## BEGIN Given data

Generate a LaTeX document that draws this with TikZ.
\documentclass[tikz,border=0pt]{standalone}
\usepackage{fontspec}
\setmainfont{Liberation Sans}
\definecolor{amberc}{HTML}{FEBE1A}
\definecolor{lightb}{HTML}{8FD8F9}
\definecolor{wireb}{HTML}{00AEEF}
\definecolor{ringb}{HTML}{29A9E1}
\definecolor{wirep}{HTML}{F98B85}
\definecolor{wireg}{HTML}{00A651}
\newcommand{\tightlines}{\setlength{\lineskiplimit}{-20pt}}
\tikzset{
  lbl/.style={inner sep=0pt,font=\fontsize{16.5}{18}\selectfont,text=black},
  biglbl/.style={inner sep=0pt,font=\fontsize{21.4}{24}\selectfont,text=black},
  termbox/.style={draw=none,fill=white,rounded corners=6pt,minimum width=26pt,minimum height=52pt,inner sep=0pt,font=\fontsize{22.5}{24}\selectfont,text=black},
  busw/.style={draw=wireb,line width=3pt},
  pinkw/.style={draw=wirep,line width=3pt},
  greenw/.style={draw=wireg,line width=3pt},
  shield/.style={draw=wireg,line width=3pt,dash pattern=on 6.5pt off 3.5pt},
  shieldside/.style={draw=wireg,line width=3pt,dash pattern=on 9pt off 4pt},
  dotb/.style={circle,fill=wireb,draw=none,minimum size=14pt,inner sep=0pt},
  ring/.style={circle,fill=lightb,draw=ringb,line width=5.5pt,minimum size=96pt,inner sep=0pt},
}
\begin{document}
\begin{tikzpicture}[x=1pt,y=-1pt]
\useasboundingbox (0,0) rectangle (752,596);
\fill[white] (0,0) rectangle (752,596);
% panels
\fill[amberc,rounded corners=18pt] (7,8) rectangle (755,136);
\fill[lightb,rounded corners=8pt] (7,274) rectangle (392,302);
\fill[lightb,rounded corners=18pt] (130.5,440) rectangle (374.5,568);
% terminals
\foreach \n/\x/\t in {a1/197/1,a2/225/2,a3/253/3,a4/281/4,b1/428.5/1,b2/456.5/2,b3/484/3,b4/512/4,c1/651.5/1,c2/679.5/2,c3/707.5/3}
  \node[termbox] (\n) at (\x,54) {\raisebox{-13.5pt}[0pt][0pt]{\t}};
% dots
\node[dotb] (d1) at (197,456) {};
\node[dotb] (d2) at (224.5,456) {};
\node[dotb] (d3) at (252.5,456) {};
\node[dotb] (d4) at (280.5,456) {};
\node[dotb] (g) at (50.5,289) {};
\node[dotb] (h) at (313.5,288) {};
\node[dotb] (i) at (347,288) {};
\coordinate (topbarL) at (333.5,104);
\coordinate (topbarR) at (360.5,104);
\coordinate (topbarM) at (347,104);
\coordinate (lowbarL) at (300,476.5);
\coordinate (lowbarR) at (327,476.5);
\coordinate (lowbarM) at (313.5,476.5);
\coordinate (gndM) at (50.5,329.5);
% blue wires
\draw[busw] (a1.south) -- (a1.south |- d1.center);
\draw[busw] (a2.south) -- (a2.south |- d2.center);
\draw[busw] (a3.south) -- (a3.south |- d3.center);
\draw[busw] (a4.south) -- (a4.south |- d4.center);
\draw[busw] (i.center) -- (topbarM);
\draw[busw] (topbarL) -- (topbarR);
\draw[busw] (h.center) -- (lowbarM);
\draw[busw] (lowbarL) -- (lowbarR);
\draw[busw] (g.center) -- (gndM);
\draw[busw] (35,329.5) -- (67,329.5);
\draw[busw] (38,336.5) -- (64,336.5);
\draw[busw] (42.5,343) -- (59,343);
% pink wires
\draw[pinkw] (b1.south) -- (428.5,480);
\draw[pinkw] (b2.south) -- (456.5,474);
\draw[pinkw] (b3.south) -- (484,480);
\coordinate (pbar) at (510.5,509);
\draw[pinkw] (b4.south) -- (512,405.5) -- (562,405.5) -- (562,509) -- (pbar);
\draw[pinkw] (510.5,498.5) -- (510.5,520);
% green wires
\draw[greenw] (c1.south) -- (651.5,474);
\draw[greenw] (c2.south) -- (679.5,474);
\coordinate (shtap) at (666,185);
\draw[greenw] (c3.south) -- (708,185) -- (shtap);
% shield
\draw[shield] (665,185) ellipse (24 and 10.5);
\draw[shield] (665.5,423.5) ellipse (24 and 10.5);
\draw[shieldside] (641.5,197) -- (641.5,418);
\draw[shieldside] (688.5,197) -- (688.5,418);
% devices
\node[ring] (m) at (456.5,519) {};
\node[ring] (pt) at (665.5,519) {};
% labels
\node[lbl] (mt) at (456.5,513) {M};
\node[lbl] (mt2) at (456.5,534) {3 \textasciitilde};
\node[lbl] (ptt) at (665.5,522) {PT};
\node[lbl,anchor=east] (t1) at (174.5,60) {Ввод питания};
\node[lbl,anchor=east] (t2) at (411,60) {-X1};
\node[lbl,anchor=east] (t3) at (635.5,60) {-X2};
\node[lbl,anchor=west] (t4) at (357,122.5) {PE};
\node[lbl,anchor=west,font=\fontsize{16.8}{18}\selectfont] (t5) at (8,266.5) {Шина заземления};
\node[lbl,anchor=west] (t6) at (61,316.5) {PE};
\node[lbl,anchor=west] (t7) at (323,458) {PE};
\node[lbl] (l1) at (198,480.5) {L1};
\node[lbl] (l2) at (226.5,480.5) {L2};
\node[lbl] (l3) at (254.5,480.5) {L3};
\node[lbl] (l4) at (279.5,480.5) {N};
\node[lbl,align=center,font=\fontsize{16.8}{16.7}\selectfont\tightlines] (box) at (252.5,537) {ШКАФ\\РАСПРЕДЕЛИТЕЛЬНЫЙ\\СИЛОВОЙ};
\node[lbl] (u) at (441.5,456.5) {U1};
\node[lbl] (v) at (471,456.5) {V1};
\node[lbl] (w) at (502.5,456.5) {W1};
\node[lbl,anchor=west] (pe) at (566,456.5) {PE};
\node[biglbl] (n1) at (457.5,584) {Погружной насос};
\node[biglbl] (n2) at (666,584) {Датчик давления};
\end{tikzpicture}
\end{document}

## END Given data

▶ [Aim]: Each line of the listing should be echoed back exactly.

▶ [The response]:
Generate a LaTeX document that draws this with TikZ.
\documentclass[tikz,border=0pt]{standalone}
\usepackage{fontspec}
\setmainfont{Liberation Sans}
\definecolor{amberc}{HTML}{FEBE1A}
\definecolor{lightb}{HTML}{8FD8F9}
\definecolor{wireb}{HTML}{00AEEF}
\definecolor{ringb}{HTML}{29A9E1}
\definecolor{wirep}{HTML}{F98B85}
\definecolor{wireg}{HTML}{00A651}
\newcommand{\tightlines}{\setlength{\lineskiplimit}{-20pt}}
\tikzset{
  lbl/.style={inner sep=0pt,font=\fontsize{16.5}{18}\selectfont,text=black},
  biglbl/.style={inner sep=0pt,font=\fontsize{21.4}{24}\selectfont,text=black},
  termbox/.style={draw=none,fill=white,rounded corners=6pt,minimum width=26pt,minimum height=52pt,inner sep=0pt,font=\fontsize{22.5}{24}\selectfont,text=black},
  busw/.style={draw=wireb,line width=3pt},
  pinkw/.style={draw=wirep,line width=3pt},
  greenw/.style={draw=wireg,line width=3pt},
  shield/.style={draw=wireg,line width=3pt,dash pattern=on 6.5pt off 3.5pt},
  shieldside/.style={draw=wireg,line width=3pt,dash pattern=on 9pt off 4pt},
  dotb/.style={circle,fill=wireb,draw=none,minimum size=14pt,inner sep=0pt},
  ring/.style={circle,fill=lightb,draw=ringb,line width=5.5pt,minimum size=96pt,inner sep=0pt},
}
\begin{document}
\begin{tikzpicture}[x=1pt,y=-1pt]
\useasboundingbox (0,0) rectangle (752,596);
\fill[white] (0,0) rectangle (752,596);
% panels
\fill[amberc,rounded corners=18pt] (7,8) rectangle (755,136);
\fill[lightb,rounded corners=8pt] (7,274) rectangle (392,302);
\fill[lightb,rounded corners=18pt] (130.5,440) rectangle (374.5,568);
% terminals
\foreach \n/\x/\t in {a1/197/1,a2/225/2,a3/253/3,a4/281/4,b1/428.5/1,b2/456.5/2,b3/484/3,b4/512/4,c1/651.5/1,c2/679.5/2,c3/707.5/3}
  \node[termbox] (\n) at (\x,54) {\raisebox{-13.5pt}[0pt][0pt]{\t}};
% dots
\node[dotb] (d1) at (197,456) {};
\node[dotb] (d2) at (224.5,456) {};
\node[dotb] (d3) at (252.5,456) {};
\node[dotb] (d4) at (280.5,456) {};
\node[dotb] (g) at (50.5,289) {};
\node[dotb] (h) at (313.5,288) {};
\node[dotb] (i) at (347,288) {};
\coordinate (topbarL) at (333.5,104);
\coordinate (topbarR) at (360.5,104);
\coordinate (topbarM) at (347,104);
\coordinate (lowbarL) at (300,476.5);
\coordinate (lowbarR) at (327,476.5);
\coordinate (lowbarM) at (313.5,476.5);
\coordinate (gndM) at (50.5,329.5);
% blue wires
\draw[busw] (a1.south) -- (a1.south |- d1.center);
\draw[busw] (a2.south) -- (a2.south |- d2.center);
\draw[busw] (a3.south) -- (a3.south |- d3.center);
\draw[busw] (a4.south) -- (a4.south |- d4.center);
\draw[busw] (i.center) -- (topbarM);
\draw[busw] (topbarL) -- (topbarR);
\draw[busw] (h.center) -- (lowbarM);
\draw[busw] (lowbarL) -- (lowbarR);
\draw[busw] (g.center) -- (gndM);
\draw[busw] (35,329.5) -- (67,329.5);
\draw[busw] (38,336.5) -- (64,336.5);
\draw[busw] (42.5,343) -- (59,343);
% pink wires
\draw[pinkw] (b1.south) -- (428.5,480);
\draw[pinkw] (b2.south) -- (456.5,474);
\draw[pinkw] (b3.south) -- (484,480);
\coordinate (pbar) at (510.5,509);
\draw[pinkw] (b4.south) -- (512,405.5) -- (562,405.5) -- (562,509) -- (pbar);
\draw[pinkw] (510.5,498.5) -- (510.5,520);
% green wires
\draw[greenw] (c1.south) -- (651.5,474);
\draw[greenw] (c2.south) -- (679.5,474);
\coordinate (shtap) at (666,185);
\draw[greenw] (c3.south) -- (708,185) -- (shtap);
% shield
\draw[shield] (665,185) ellipse (24 and 10.5);
\draw[shield] (665.5,423.5) ellipse (24 and 10.5);
\draw[shieldside] (641.5,197) -- (641.5,418);
\draw[shieldside] (688.5,197) -- (688.5,418);
% devices
\node[ring] (m) at (456.5,519) {};
\node[ring] (pt) at (665.5,519) {};
% labels
\node[lbl] (mt) at (456.5,513) {M};
\node[lbl] (mt2) at (456.5,534) {3 \textasciitilde};
\node[lbl] (ptt) at (665.5,522) {PT};
\node[lbl,anchor=east] (t1) at (174.5,60) {Ввод питания};
\node[lbl,anchor=east] (t2) at (411,60) {-X1};
\node[lbl,anchor=east] (t3) at (635.5,60) {-X2};
\node[lbl,anchor=west] (t4) at (357,122.5) {PE};
\node[lbl,anchor=west,font=\fontsize{16.8}{18}\selectfont] (t5) at (8,266.5) {Шина заземления};
\node[lbl,anchor=west] (t6) at (61,316.5) {PE};
\node[lbl,anchor=west] (t7) at (323,458) {PE};
\node[lbl] (l1) at (198,480.5) {L1};
\node[lbl] (l2) at (226.5,480.5) {L2};
\node[lbl] (l3) at (254.5,480.5) {L3};
\node[lbl] (l4) at (279.5,480.5) {N};
\node[lbl,align=center,font=\fontsize{16.8}{16.7}\selectfont\tightlines] (box) at (252.5,537) {ШКАФ\\РАСПРЕДЕЛИТЕЛЬНЫЙ\\СИЛОВОЙ};
\node[lbl] (u) at (441.5,456.5) {U1};
\node[lbl] (v) at (471,456.5) {V1};
\node[lbl] (w) at (502.5,456.5) {W1};
\node[lbl,anchor=west] (pe) at (566,456.5) {PE};
\node[biglbl] (n1) at (457.5,584) {Погружной насос};
\node[biglbl] (n2) at (666,584) {Датчик давления};
\end{tikzpicture}
\end{document}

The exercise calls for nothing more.